7月号

 

井村雅代さんの講演録を読んで


アーティスティックスイミング(旧シンクロナイズドスイミング)で、2004年アテネオリンピックまで6回のオリンピックに日本代表を送り込んだ、日本代表コーチ井村雅代さんは、その後中国の代表コーチとして2回のオリンピックを闘い、2014年再び日本代表コーチに復帰しました。

10年ぶりに日本選手を教えることになった井村氏を待ち構えていたのは、日本の若者の変化。あいさつの仕方、人への感謝の気持ちの表現、トレーニングに臨むモチベーション…あらゆることが変わってしまっていた。私から見ると彼女たちは『宇宙人』のよう、彼女たちから見れば私は『化石』。はてさて、どこからどうアプローチしていいか途方に暮れた最初の一年。井村コーチがまず言い聞かせたこと、それはプールは『競争をする場』であること。みんな一緒が一番好きな彼女たちには仲良く楽しくこそが最良のチームワークと絆だと信じて疑わない。そんな彼女たちへ「チームワークと絆は、間違いなく大事です。でもシンクロという一つのクループの中で一人ひとりのスキルが上がっていく、そういう集団の中でこそ真のチームワークと絆は生まれるのであって、あなたたちの場合は傷のなめ合いですよ」。そう彼女たちに諭す井村氏自身、技術・体力・精神力を身に着けさせるのと同時に、選手たちの『心のスイッチを入れてあげること、背中を押してあげること』もコーチとして重要な仕事の1つであることを認識したそうです。メダルを取れずに負けて帰ってきた選手たちに、周りの大人達が「精いっぱいやったのだから、いいじゃない」そんな言葉を掛けていては、選手たちはそこから何も学べない。負けはすなわち失敗。勝つことを知らない選手たちは、苦しい練習に耐え抜いた末の達成感というものを味わったことがない。「あ~負けちゃった。ちょっと悔しいけど楽しかったからまあいいか」それでは世界では闘えない。「現に当時の選手たちはとても下手でした。」上手になるには、徹底的に練習するしかない。でも相手は宇宙人、そして私は化石。意志の疎通は、なかなかできない。私の目指すところには届かない。

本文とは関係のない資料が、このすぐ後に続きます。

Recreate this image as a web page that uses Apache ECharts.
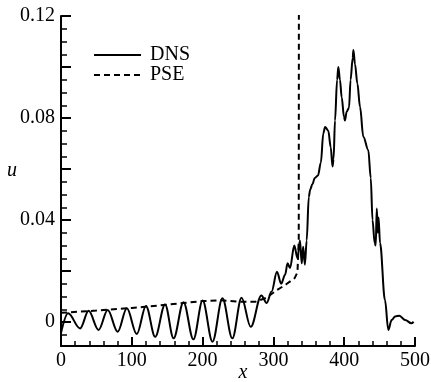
<!DOCTYPE html>
<html><head><meta charset="utf-8">
<script src="https://cdn.jsdelivr.net/npm/echarts@6/dist/echarts.min.js"></script>
<style>html,body{margin:0;padding:0;background:#fff}#c{width:431px;height:382px}</style>
</head><body><div id="c"></div>
<script>
var dnsX = [0,10,27,39,53,66,80,93,107,120,133,147,159,173,187,200,214,228,242,255,268,283,
  290.5,297.5,305,311,316.5,320,323.5,329.5,334,337.5,340,342,344.5,347,350,352,355,358.5,363,367,370.5,373,377.5,381,383.5,385,387,390,391.7,394,396.5,399.7,401,403.5,406.8,409,412,413,415.3,418.6,422.3,427,434,437.5,440,443,444.5,446,447.5,448.5,450.6,457.6,462.3,467,472,478,486,495,498];
var dnsU = [-0.0043,0.0034,-0.0025,0.0044,-0.0031,0.0047,-0.0038,0.0054,-0.0047,0.0063,-0.0058,0.0069,-0.0064,0.0078,-0.0068,0.0084,-0.0077,0.0093,-0.0064,0.0095,-0.0019,0.0104,
  0.0075,0.0120,0.0197,0.0150,0.0185,0.0230,0.0212,0.0300,0.0250,0.0320,0.0230,0.0295,0.0225,0.0320,0.0490,0.0520,0.0540,0.0565,0.0575,0.0625,0.0740,0.0765,0.0750,0.0685,0.0610,0.0640,0.0790,0.0950,0.1000,0.0950,0.0880,0.0805,0.0790,0.0825,0.0840,0.0950,0.1035,0.1067,0.1010,0.0935,0.0845,0.0727,0.0675,0.0565,0.0400,0.0310,0.0300,0.0445,0.0350,0.0410,0.0310,0.0086,-0.0031,0.0008,0.0022,0.0025,0.0008,-0.0005,0.0001];
var pseX = [0,50,100,150,200,225,250,275,290,305,318,330,334,335.8,336];
var pseU = [0.0036,0.0045,0.0055,0.0068,0.0082,0.0085,0.0080,0.0080,0.0095,0.0125,0.0148,0.0172,0.0195,0.032,0.125];
var xTicks = [0,100,200,300,400,500];
var yTickLabels = ['0','0.04','0.08','0.12'];

function pairs(xs, ys){ return xs.map(function(x,i){return [x, ys[i]];}); }
var font = 'Liberation Serif';
var chart = echarts.init(document.getElementById('c'), null, {renderer:'canvas'});
chart.setOption({
  animation:false,
  backgroundColor:'#fff',
  grid:{left:61,right:16,top:16,bottom:36,containLabel:false,outerBoundsMode:'none'},
  legend:{
    orient:'vertical', left:88, top:40, itemWidth:47, itemHeight:12, itemGap:0,
    itemStyle:{color:'rgba(0,0,0,0)',borderWidth:0,opacity:0},
    textStyle:{fontFamily:font,fontSize:20,color:'#000',padding:[0,0,0,4]},
    data:['DNS','PSE']
  },
  xAxis:{
    type:'value', min:0, max:500, interval:100,
    name:'x', nameLocation:'middle', nameGap:17, nameMoveOverlap:false,
    nameTextStyle:{fontFamily:font,fontSize:20,fontStyle:'italic',color:'#000',padding:[0,0,0,10]},
    axisLine:{onZero:false,lineStyle:{color:'#000',width:2}},
    axisTick:{inside:true,length:9,lineStyle:{color:'#000',width:2}},
    minorTick:{show:true,splitNumber:5,length:5,lineStyle:{color:'#000',width:1.5}},
    axisLabel:{fontFamily:font,fontSize:20,color:'#000',margin:5,
      formatter:function(v){return xTicks.indexOf(v)>=0?String(v):'';}},
    splitLine:{show:false}
  },
  yAxis:{
    type:'value', min:-0.0094, max:0.12, splitNumber:6,
    name:'u', nameLocation:'middle', nameGap:44, nameRotate:0, nameMoveOverlap:false,
    nameTextStyle:{fontFamily:font,fontSize:20,fontStyle:'italic',color:'#000',verticalAlign:'bottom',lineHeight:20},
    axisLine:{show:true,onZero:false,lineStyle:{color:'#000',width:2}},
    axisTick:{inside:true,length:10,lineStyle:{color:'#000',width:2}},
    minorTick:{show:true,splitNumber:4,length:6,lineStyle:{color:'#000',width:1.5}},
    axisLabel:{fontFamily:font,fontSize:20,color:'#000',margin:6,showMinLabel:false,
      formatter:function(v){var s=String(Math.round(v*100)/100);return yTickLabels.indexOf(s)>=0?s:'';}},
    splitLine:{show:false}
  },
  series:[
    {name:'DNS',type:'line',symbol:'none',smooth:0.35,smoothMonotone:'x',
     lineStyle:{color:'#000',width:2},itemStyle:{color:'#000'},data:pairs(dnsX,dnsU)},
    {name:'PSE',type:'line',symbol:'none',smooth:false,
     lineStyle:{color:'#000',width:2,type:[6,4]},itemStyle:{color:'#000'},data:pairs(pseX,pseU)}
  ]
});
</script></body></html>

私はプールサイドのホワイトボードにいろいろな言葉を書いてみました。「練習はうそをつかない」「練習は試合のように。試合は練習のように」「自分はどの程度できていると思う?」「もっともっと自分の可能性を信じなさい!」今の選手たちに大事なのは大きな目標ではなく、毎日毎日1ミリずつ進歩していくこと。1ミリの進歩が達成感を生み、喜びとなり次の1ミリに向かうモチベーションとなるのです。「叱って、直して、ほめる」私の指導方法に今も昔もブレはありません。下手だから下手という。本当のことを言うのです。ただし、叱っていても冷静な自分を保ち具体的な直し方を指示する。『叱り方のコツは、その場で叱ること。古いことを持ち出さないこと。しつこく叱らないこと。そして叱るときは本気で全身で叱ること。もっとも大事なことは、今より必ず良くなると信じること。相手の可能性を信じること』なのです。こうして、リオオリンピックでは銅メダルを取ることができました。2020東京オリンピックまであと一年。宇宙人と化石の格闘は続きます。「諦める」と言えば今すぐ人は諦められます。いつでも諦められるのですから、今諦めてはいけません。この精神でオリンピックを目指します。選手たちを必ず世界一の舞台に連れていきます。

講演録を読みながら、井村コーチの熱い想いを感じつつ、かなりデフォルメしてしまいました。来年が楽しみです。がんばれ、日本!

 

 

常にポジティブであれ


なでしこジャパンを世界一に導いた名将・佐々木則夫前日本女子サッカー代表監督が教えてくれた大切なこと、それは”勝てるチーム”をつくるために大切なのは「心を変えること」。必ず「できる」ということを信じさせること。そのためには…

「できる限りシンプルに目標を掲げる」

— 自分たちは今どこにいて、これからどこへ向かうのか。何を目指しているのかを見える化する

「ほんの少しでもできたことを評価する」

— 反省することは大事なことだが、それ以上に大事なのは、できたことを確認すること。できなかったことをあげつらうんじゃなくて、ほんの少しでもできたことを評価する。「私はできる」「私たちはできる」を、その都度チーム全体で共有することで、目標に向かって着実に進んでいることが明確に確認できる。そして、それがやがて静かな自信となってチームを育てていく。

「チャレンジを評価する」

— トライした上での失敗は、評価として伝えてあげること。その過程の繰り返しの延長線上にこそ、成功は生まれる。

…リーダーの仕事は、メンバーのポジティブな面に常に目を向けること、そしてメンバー自身の目をポジティブな面に向かせて、前に向かって進めていることに気付かせること。